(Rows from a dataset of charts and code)

- - - - -

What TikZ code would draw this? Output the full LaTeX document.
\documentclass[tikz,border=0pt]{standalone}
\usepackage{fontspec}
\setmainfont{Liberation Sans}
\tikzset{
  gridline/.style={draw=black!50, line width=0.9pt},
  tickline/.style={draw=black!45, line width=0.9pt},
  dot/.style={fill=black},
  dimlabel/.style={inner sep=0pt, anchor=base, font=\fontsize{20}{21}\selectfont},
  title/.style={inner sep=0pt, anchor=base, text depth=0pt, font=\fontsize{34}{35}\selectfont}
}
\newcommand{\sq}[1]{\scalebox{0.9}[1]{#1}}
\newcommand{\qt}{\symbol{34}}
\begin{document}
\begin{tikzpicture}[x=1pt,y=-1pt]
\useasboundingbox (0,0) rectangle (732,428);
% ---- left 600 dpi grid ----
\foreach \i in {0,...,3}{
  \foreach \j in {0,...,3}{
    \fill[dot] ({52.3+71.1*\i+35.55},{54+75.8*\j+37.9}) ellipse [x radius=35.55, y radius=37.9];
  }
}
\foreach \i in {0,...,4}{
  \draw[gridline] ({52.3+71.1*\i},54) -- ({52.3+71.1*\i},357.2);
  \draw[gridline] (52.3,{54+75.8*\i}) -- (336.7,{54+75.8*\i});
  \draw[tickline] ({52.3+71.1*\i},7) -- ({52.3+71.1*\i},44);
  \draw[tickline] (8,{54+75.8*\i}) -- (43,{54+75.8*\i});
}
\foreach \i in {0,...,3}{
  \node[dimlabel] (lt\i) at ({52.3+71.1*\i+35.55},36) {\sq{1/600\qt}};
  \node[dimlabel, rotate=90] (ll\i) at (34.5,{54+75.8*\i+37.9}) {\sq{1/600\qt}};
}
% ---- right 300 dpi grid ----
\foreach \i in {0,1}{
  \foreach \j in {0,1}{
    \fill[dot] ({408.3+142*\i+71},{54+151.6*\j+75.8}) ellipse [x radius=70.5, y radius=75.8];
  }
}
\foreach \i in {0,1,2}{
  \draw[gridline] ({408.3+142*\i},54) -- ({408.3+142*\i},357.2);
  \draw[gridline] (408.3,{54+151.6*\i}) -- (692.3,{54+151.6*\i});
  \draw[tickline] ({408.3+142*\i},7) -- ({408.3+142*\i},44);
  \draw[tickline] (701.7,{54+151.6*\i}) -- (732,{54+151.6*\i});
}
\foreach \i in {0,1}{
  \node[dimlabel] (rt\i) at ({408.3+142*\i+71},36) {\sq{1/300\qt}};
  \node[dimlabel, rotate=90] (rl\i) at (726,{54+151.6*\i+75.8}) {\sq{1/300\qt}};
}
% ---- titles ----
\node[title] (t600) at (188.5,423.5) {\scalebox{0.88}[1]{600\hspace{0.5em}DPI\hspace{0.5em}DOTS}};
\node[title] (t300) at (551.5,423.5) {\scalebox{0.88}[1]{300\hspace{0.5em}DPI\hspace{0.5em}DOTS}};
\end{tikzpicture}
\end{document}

- - - - -

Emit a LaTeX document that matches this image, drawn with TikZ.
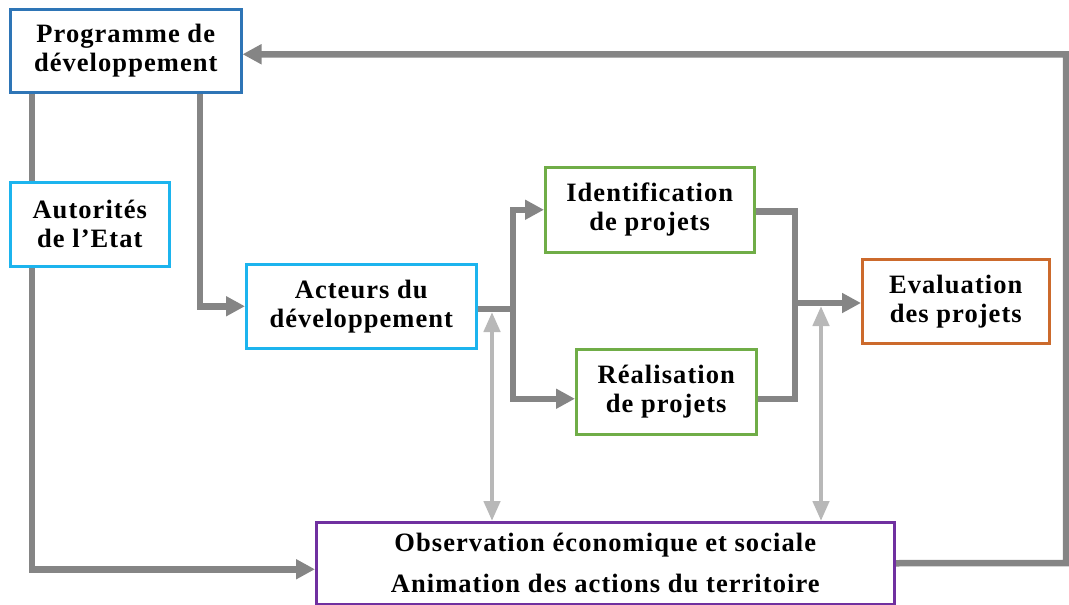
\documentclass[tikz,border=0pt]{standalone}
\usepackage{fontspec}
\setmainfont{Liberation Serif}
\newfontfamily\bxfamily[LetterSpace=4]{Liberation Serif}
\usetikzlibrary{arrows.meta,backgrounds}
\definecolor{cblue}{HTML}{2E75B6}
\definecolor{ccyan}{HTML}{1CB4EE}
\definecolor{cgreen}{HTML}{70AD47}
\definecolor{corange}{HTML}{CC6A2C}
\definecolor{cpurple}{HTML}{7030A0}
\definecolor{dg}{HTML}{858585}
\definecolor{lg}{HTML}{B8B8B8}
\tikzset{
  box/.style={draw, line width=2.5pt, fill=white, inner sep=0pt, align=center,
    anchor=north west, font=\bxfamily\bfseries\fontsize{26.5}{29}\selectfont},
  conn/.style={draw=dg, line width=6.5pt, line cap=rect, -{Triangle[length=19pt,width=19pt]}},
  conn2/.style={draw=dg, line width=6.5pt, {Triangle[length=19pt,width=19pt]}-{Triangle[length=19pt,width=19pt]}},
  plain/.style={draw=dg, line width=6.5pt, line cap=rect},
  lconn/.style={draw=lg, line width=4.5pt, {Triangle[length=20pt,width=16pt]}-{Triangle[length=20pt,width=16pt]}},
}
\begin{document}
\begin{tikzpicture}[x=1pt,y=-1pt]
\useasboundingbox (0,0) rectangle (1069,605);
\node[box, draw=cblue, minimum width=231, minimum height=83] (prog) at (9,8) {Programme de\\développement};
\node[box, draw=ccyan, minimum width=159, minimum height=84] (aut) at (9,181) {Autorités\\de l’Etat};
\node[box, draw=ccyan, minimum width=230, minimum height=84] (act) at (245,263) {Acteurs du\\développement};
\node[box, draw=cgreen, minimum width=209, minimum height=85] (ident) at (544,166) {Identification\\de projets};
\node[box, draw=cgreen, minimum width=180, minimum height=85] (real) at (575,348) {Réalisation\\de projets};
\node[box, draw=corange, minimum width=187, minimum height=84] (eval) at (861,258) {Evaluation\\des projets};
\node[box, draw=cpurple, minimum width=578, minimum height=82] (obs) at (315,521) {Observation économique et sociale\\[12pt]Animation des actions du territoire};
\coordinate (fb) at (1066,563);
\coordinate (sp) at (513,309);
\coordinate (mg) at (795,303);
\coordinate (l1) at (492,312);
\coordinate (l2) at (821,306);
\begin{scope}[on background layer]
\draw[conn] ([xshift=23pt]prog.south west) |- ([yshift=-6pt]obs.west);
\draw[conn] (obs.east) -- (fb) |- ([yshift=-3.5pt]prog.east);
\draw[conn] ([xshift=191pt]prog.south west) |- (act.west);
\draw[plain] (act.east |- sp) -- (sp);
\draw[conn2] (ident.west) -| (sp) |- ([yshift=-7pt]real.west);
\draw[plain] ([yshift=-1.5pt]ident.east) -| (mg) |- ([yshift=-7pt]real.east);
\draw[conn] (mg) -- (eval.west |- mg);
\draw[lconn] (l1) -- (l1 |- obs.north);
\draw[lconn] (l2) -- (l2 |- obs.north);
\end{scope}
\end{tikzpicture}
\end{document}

- - - - -

### What to work on
Within the listing, how many lines hold the word "this"? Only the number is to be given.

### Finished exercise
2